Mi hermana se ha convertido en una mujer de 16 años que habla poco. Sé que la familia echa de menos a la niña que fue Irene; estoy cansado de que siempre se lo recriminen con alguna mirada sucia, o bien zancadilleando su silencio con las mismas preguntas de siempre. Para ellos es como si un gusano alegre y colorido se hubiese metamorfoseado en una mariposa macilenta y callada.

Desde los 12 hasta los 18 años más o menos, la ventisca muy pasional de la adolescencia quita la niñez de los corazones. Sin embargo, a Irene le sucedió algo que se la arrancó de cuajo como se arrancaría un tubérculo: Se enamoró a los 13 años de un chico mucho mayor que ella. Fue una relación normal y corriente, se quisieron y se acostaron juntos durante más de un año. Creo que por eso Irene ha crecido tan deprisa, sin apenas transitar por la adolescencia: La adolescencia es una etapa heroica basada en la mitificación del niño por metas que sólo podrá conseguir siendo adulto: amor, sexo, dinero... Como a Irene el amor y el sexo la tocaron con sólo 13 años la crisálida de la adolescencia culminó extraordinariamente rápido en ella. De hecho, las aspiraciones de mi hermana volvieron a basarse en temas de su niñez: Ser veterinaria y, sobre todo, tener un perro.

Cuando me enteré de que mi hermana había follado sentí asco. Me poseyeron las ganas de lanzarle una apasionada reconvención para intentar que se diese cuenta de la locura que había cometido. En realidad, lo que yo estaba haciendo era enmascarar de regañina paternalista el choque de asco que había sufrido al imaginármela siendo follada por un tío.

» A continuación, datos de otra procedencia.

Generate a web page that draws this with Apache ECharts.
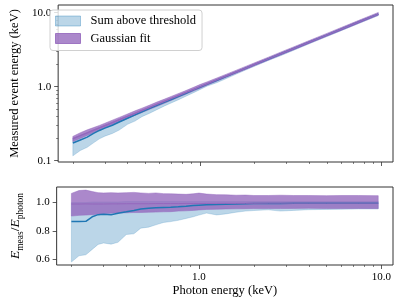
<!DOCTYPE html>
<html>
<head>
<meta charset="utf-8">
<script src="https://cdn.jsdelivr.net/npm/echarts@6/dist/echarts.min.js"></script>
<style>
html,body{margin:0;padding:0;background:#fff;}
#chart{width:399px;height:301px;}
</style>
</head>
<body>
<div id="chart"></div>
<script>
// Photon energies (keV)
var energy = [0.2,0.22,0.24,0.26,0.28,0.3,0.33,0.36,0.4,0.44,0.48,0.53,0.58,0.64,0.7,0.77,0.85,0.93,1.0,1.1,1.25,1.4,1.6,1.8,2.0,2.4,2.8,3.3,4.0,5.0,6.0,7.5,9.6];
// Sum above threshold: ratio E_meas/E_photon (lower bound, median, upper bound)
var sumLow = [0.581,0.625,0.632,0.67,0.705,0.715,0.707,0.72,0.775,0.78,0.82,0.827,0.843,0.86,0.866,0.875,0.888,0.9,0.912,0.926,0.913,0.92,0.932,0.94,0.944,0.949,0.94,0.945,0.95,0.952,0.953,0.955,0.955];
var sumMed = [0.866,0.867,0.868,0.9,0.915,0.918,0.914,0.925,0.935,0.945,0.955,0.96,0.963,0.966,0.967,0.97,0.975,0.98,0.982,0.984,0.986,0.988,0.99,0.992,0.993,0.994,0.994,0.995,0.996,0.996,0.996,0.996,0.996];
var sumHigh = [1.0,1.0,1.0,1.005,1.005,1.005,1.005,1.005,1.008,1.008,1.008,1.008,1.008,1.008,1.008,1.008,1.008,1.008,1.008,1.008,1.008,1.008,1.008,1.008,1.008,1.008,1.008,1.008,1.008,1.008,1.008,1.008,1.008];
// Gaussian fit: ratio (lower, centre, upper)
var gaussLow = [0.905,0.91,0.912,0.915,0.918,0.922,0.925,0.927,0.928,0.93,0.93,0.932,0.933,0.935,0.936,0.94,0.942,0.945,0.948,0.952,0.953,0.955,0.956,0.957,0.958,0.958,0.958,0.959,0.96,0.958,0.958,0.959,0.958];
var gaussMid = [0.99,0.99,0.991,0.99,0.99,0.99,0.991,0.991,0.992,0.992,0.992,0.992,0.993,0.993,0.993,0.993,0.994,0.994,0.994,0.994,0.995,0.995,0.995,0.995,0.995,0.996,0.996,0.996,0.996,0.996,0.996,0.996,0.996];
var gaussHigh = [1.065,1.085,1.088,1.078,1.07,1.068,1.07,1.068,1.07,1.072,1.068,1.065,1.068,1.063,1.062,1.06,1.058,1.062,1.067,1.06,1.056,1.055,1.052,1.053,1.05,1.05,1.052,1.05,1.05,1.049,1.05,1.05,1.049];
// Tick values
var xMajor = [1, 10];
var xMinor = [0.2,0.3,0.4,0.5,0.6,0.7,0.8,0.9,2,3,4,5,6,7,8,9];
var yTopMajor = [0.1, 1, 10];
var yTopMinor = [0.2,0.3,0.4,0.5,0.6,0.7,0.8,0.9,2,3,4,5,6,7,8,9];
var yBotMajor = [0.6, 0.8, 1.0];

var FONT = 'Liberation Serif';
var BLUE = '#1f77b4', PURPLE = '#9467bd';
var BLUE_FILL = 'rgba(31,119,180,0.3)', PURPLE_FILL = 'rgba(148,103,189,0.78)';

function pairs(fn) { return energy.map(function (e, i) { return [e, fn(e, i)]; }); }

var X_MIN = 0.166, X_MAX = 11.57;
function xAxisPair(grid, withLabels) {
  return [
    { gridIndex: grid, type: 'log', logBase: 10, min: X_MIN, max: X_MAX, position: 'bottom',
      axisLine: { show: false }, splitLine: { show: false },
      axisTick: { show: true, customValues: xMajor, length: 4, lineStyle: { color: '#333', width: 0.8 } },
      axisLabel: withLabels ? { show: true, customValues: xMajor, fontFamily: FONT, fontSize: 11, color: '#000', margin: 7,
        formatter: function (v) { return Number(v).toFixed(1); } } : { show: false },
      name: withLabels ? 'Photon energy (keV)' : '', nameLocation: 'middle', nameGap: 19,
      nameTextStyle: { fontFamily: FONT, fontSize: 12.5, color: '#000' } },
    { gridIndex: grid, type: 'log', logBase: 10, min: X_MIN, max: X_MAX, position: 'bottom',
      axisLine: { show: false }, splitLine: { show: false },
      axisTick: { show: true, customValues: xMinor, length: 2, lineStyle: { color: '#333', width: 0.6 } },
      axisLabel: { show: false } }
  ];
}

var xAxes = xAxisPair(0, false).concat(xAxisPair(1, true));

var yAxes = [
  { gridIndex: 0, type: 'log', logBase: 10, min: 0.096, max: 12.7, position: 'left',
    axisLine: { show: false }, splitLine: { show: false },
    axisTick: { show: true, customValues: yTopMajor, length: 4, lineStyle: { color: '#333', width: 0.8 } },
    axisLabel: { show: true, customValues: yTopMajor, fontFamily: FONT, fontSize: 11, color: '#000', margin: 7,
      formatter: function (v) { return Number(v).toFixed(1); } },
    name: 'Measured event energy (keV)', nameLocation: 'middle', nameGap: 27,
    nameTextStyle: { fontFamily: FONT, fontSize: 12.5, color: '#000' } },
  { gridIndex: 0, type: 'log', logBase: 10, min: 0.096, max: 12.7, position: 'left',
    axisLine: { show: false }, splitLine: { show: false },
    axisTick: { show: true, customValues: yTopMinor, length: 2, lineStyle: { color: '#333', width: 0.6 } },
    axisLabel: { show: false } },
  { gridIndex: 1, type: 'value', min: 0.56, max: 1.11, position: 'left',
    axisLine: { show: false }, splitLine: { show: false },
    axisTick: { show: true, customValues: yBotMajor, length: 4, lineStyle: { color: '#333', width: 0.8 } },
    axisLabel: { show: true, customValues: yBotMajor, fontFamily: FONT, fontSize: 11, color: '#000', margin: 7,
      formatter: function (v) { return Number(v).toFixed(1); } },
    name: '{e|E}{s|meas}{n|/}{e|E}{s|photon}', nameLocation: 'middle', nameGap: 24,
    nameTextStyle: { fontFamily: FONT, color: '#000',
      rich: {
        e: { fontFamily: FONT, fontStyle: 'italic', fontSize: 13.5, color: '#000', verticalAlign: 'bottom', lineHeight: 18, padding: [0, 0, 3, 0] },
        n: { fontFamily: FONT, fontSize: 13.5, color: '#000', verticalAlign: 'bottom', lineHeight: 18, padding: [0, 0, 3, 0] },
        s: { fontFamily: FONT, fontSize: 9.5, color: '#000', verticalAlign: 'bottom', lineHeight: 18 }
      } } }
];

// Band: one polygon through the library's coordinate system (upper edge, then lower edge reversed)
function bandSeries(xi, yi, name, low, high, fill, edge, scale) {
  return {
    type: 'custom', name: name, xAxisIndex: xi, yAxisIndex: yi, silent: true, clip: true,
    itemStyle: { color: fill },
    encode: { x: 0, y: [1, 2] },
    data: energy.map(function (e, i) { return [e, scale(e) * low[i], scale(e) * high[i]]; }),
    renderItem: function (params, api) {
      if (params.dataIndexInside !== 0) return null;
      var n = params.dataInsideLength, top = [], bot = [];
      for (var i = 0; i < n; i++) {
        var x = api.value(0, i);
        top.push(api.coord([x, api.value(2, i)]));
        bot.push(api.coord([x, api.value(1, i)]));
      }
      return { type: 'polygon', shape: { points: top.concat(bot.reverse()) },
        style: { fill: fill, stroke: edge, lineWidth: 0.8, lineJoin: 'round' } };
    }
  };
}
function lineSeries(xi, yi, color, width, vals, scale) {
  return { type: 'line', xAxisIndex: xi, yAxisIndex: yi, symbol: 'none', silent: true,
    lineStyle: { color: color, width: width }, itemStyle: { color: color },
    data: pairs(function (e, i) { return scale(e) * vals[i]; }) };
}
var measured = function (e) { return e; };
var ratio = function () { return 1; };
var BLUE_EDGE = 'rgba(31,119,180,0.25)', PURPLE_EDGE = 'rgba(148,103,189,0.6)';

var series = [
  bandSeries(0, 0, 'Sum above threshold', sumLow, sumHigh, BLUE_FILL, BLUE_EDGE, measured),
  lineSeries(0, 0, BLUE, 1.5, sumMed, measured),
  bandSeries(0, 0, 'Gaussian fit', gaussLow, gaussHigh, PURPLE_FILL, PURPLE_EDGE, measured),
  lineSeries(0, 0, PURPLE, 1.5, gaussMid, measured),
  bandSeries(2, 2, 'Sum above threshold', sumLow, sumHigh, BLUE_FILL, BLUE_EDGE, ratio),
  lineSeries(2, 2, BLUE, 1.5, sumMed, ratio),
  bandSeries(2, 2, 'Gaussian fit', gaussLow, gaussHigh, PURPLE_FILL, PURPLE_EDGE, ratio),
  lineSeries(2, 2, PURPLE, 1, gaussMid, ratio)
];

var chart = echarts.init(document.getElementById('chart'), null, { renderer: 'canvas' });
chart.setOption({
  animation: false,
  backgroundColor: '#fff',
  grid: [
    { left: 44, top: 5, width: 349, height: 157, show: true, borderColor: '#333', borderWidth: 1, backgroundColor: 'transparent' },
    { left: 44, top: 187, width: 349, height: 78, show: true, borderColor: '#333', borderWidth: 1, backgroundColor: 'transparent' }
  ],
  legend: {
    orient: 'vertical', left: 50, top: 10, padding: [4, 6, 5, 5], itemGap: 3.5,
    itemWidth: 25, itemHeight: 10, selectedMode: false,
    backgroundColor: 'rgba(255,255,255,0.8)', borderColor: '#d0d0d0', borderWidth: 1, borderRadius: 3,
    textStyle: { fontFamily: FONT, fontSize: 12.5, color: '#000', padding: [0, 0, 0, 5], lineHeight: 14 },
    data: [
      { name: 'Sum above threshold', icon: 'rect', itemStyle: { color: BLUE_FILL, borderColor: 'rgba(31,119,180,0.35)', borderWidth: 1 } },
      { name: 'Gaussian fit', icon: 'rect', itemStyle: { color: PURPLE_FILL, borderColor: 'rgba(148,103,189,0.85)', borderWidth: 1 } }
    ]
  },
  xAxis: xAxes,
  yAxis: yAxes,
  series: series
});
</script>
</body>
</html>
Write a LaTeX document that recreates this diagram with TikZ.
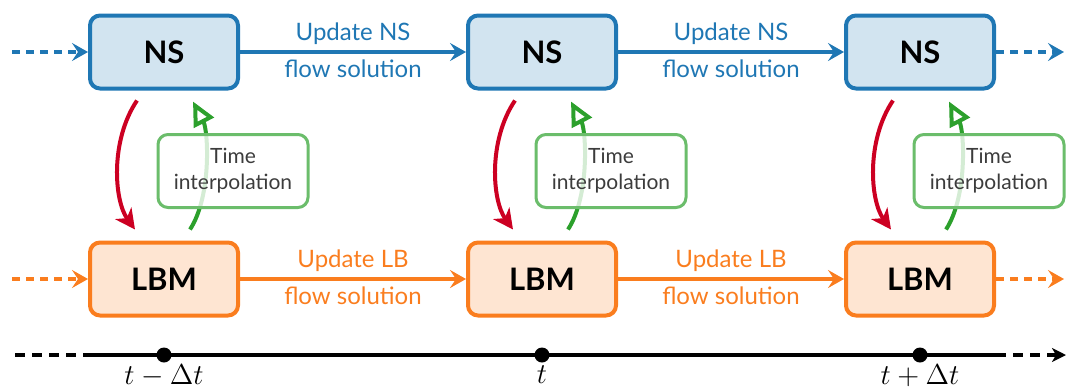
\documentclass[tikz,border=0pt]{standalone}
\usepackage{fontspec}
\setmainfont{Lato}
\usetikzlibrary{arrows.meta}
\definecolor{tblue}{RGB}{31,119,180}
\definecolor{torange}{RGB}{250,125,30}
\definecolor{tgreen}{RGB}{44,160,44}
\definecolor{tred}{RGB}{204,0,34}
\definecolor{tgray}{RGB}{60,60,60}
\begin{document}
\begin{tikzpicture}[x=0.5pt,y=-0.5pt,
  box/.style={rounded corners=5pt, line width=2pt, minimum width=74pt, minimum height=36.5pt,
    font=\fontsize{15.5}{18}\selectfont\bfseries, text=black},
  nsbox/.style={box, draw=tblue, fill=tblue!20},
  lbbox/.style={box, draw=torange, fill=torange!20},
  tibox/.style={rounded corners=5pt, line width=1.5pt, draw=tgreen!70, fill=white, fill opacity=0.8,
    text opacity=1, minimum width=75pt, minimum height=36.5pt, align=center,
    font=\fontsize{10.5}{13}\selectfont, text=tgray},
  flow/.style={line width=1.8pt, -{Stealth[length=8pt,width=9pt,inset=3pt]}},
  flowdash/.style={flow, dash pattern=on 4pt off 3pt},
  lab/.style={font=\fontsize{12}{14}\selectfont, inner sep=3pt},
  redarr/.style={draw=tred, line width=2pt, -{Stealth[length=10pt,width=10pt,inset=3pt]}},
  greenarr/.style={draw=tgreen, line width=2pt, -{Triangle[open,length=12pt,width=11pt]}},
  tline/.style={line width=2pt, black},
  tdash/.style={tline, dash pattern=on 5pt off 3.5pt},
  dot/.style={circle, fill=black, inner sep=0pt, minimum size=7.5pt},
  tlab/.style={font=\fontsize{15.5}{18}\selectfont, inner sep=1pt, anchor=north}
]
\useasboundingbox (0,0) rectangle (1067,387);

% boxes
\node[nsbox] (ns1) at (164,52) {NS};
\node[nsbox] (ns2) at (542,52) {NS};
\node[nsbox] (ns3) at (920,52) {NS};
\node[lbbox] (lb1) at (164,279) {LBM};
\node[lbbox] (lb2) at (542,279) {LBM};
\node[lbbox] (lb3) at (920,279) {LBM};

\coordinate (nsL) at (12,52);
\coordinate (nsR) at (1064,52);
\coordinate (lbL) at (12,279);
\coordinate (lbR) at (1064,279);

% horizontal flows
\draw[flowdash, draw=tblue] (nsL) -- (ns1);
\draw[flowdash, draw=tblue] (ns3) -- (nsR);
\draw[flowdash, draw=torange] (lbL) -- (lb1);
\draw[flowdash, draw=torange] (lb3) -- (lbR);
\draw[flow, draw=tblue] (ns1) -- node[lab, above, text=tblue] {Update NS} node[lab, below, text=tblue] {flow solution} (ns2);
\draw[flow, draw=tblue] (ns2) -- node[lab, above, text=tblue] {Update NS} node[lab, below, text=tblue] {flow solution} (ns3);
\draw[flow, draw=torange] (lb1) -- node[lab, above, text=torange] {Update LB} node[lab, below, text=torange] {flow solution} (lb2);
\draw[flow, draw=torange] (lb2) -- node[lab, above, text=torange] {Update LB} node[lab, below, text=torange] {flow solution} (lb3);

% coupling arrows
\foreach \i in {1,2,3}{
  \draw[redarr] ([shift={(-27,10)}]ns\i.south) .. controls ([shift={(-54,50)}]ns\i.south) and ([shift={(-50,-40)}]lb\i.north) .. ([shift={(-29,-11)}]lb\i.north);
  \draw[greenarr] ([shift={(26,-11)}]lb\i.north) .. controls ([shift={(48,-45)}]lb\i.north) and ([shift={(44,40)}]ns\i.south) .. ([shift={(29,11)}]ns\i.south);
  \node[tibox] (ti\i) at ([shift={(69,119)}]ns\i.center) {Time\\interpolation};
}

% timeline
\coordinate (t0) at (15,355);
\coordinate (t1) at (88,355);
\coordinate (t2) at (996,355);
\coordinate (t3) at (1066,355);
\draw[tdash] (t0) -- (t1);
\draw[tline] (t1) -- (t2);
\draw[tdash, -{Stealth[length=7pt,width=7pt,inset=2pt]}] (t2) -- (t3);
\node[dot] (d1) at (164,355) {};
\node[dot] (d2) at (542,355) {};
\node[dot] (d3) at (920,355) {};
\node[tlab] (l1) at (d1.south) {$t-\Delta t$};
\node[tlab] (l2) at (d2.south) {$t$};
\node[tlab] (l3) at (d3.south) {$t+\Delta t$};
\end{tikzpicture}
\end{document}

Lo que ocurrió es que ella se me avanzó a la regañina con una frase de una lógica imposible de contradecir:

-Si le hubiese conocido con 17 años y hubiera sido virgen... ¿No sería lo mismo?, ¿eh? ¿Tenía que dejar escapar a un chico que me gusta sólo por la edad?

Tuve que masticar mis protestas hasta que se convirtieron en un balbuceo y luego en nada. Mi hermana tenía razón.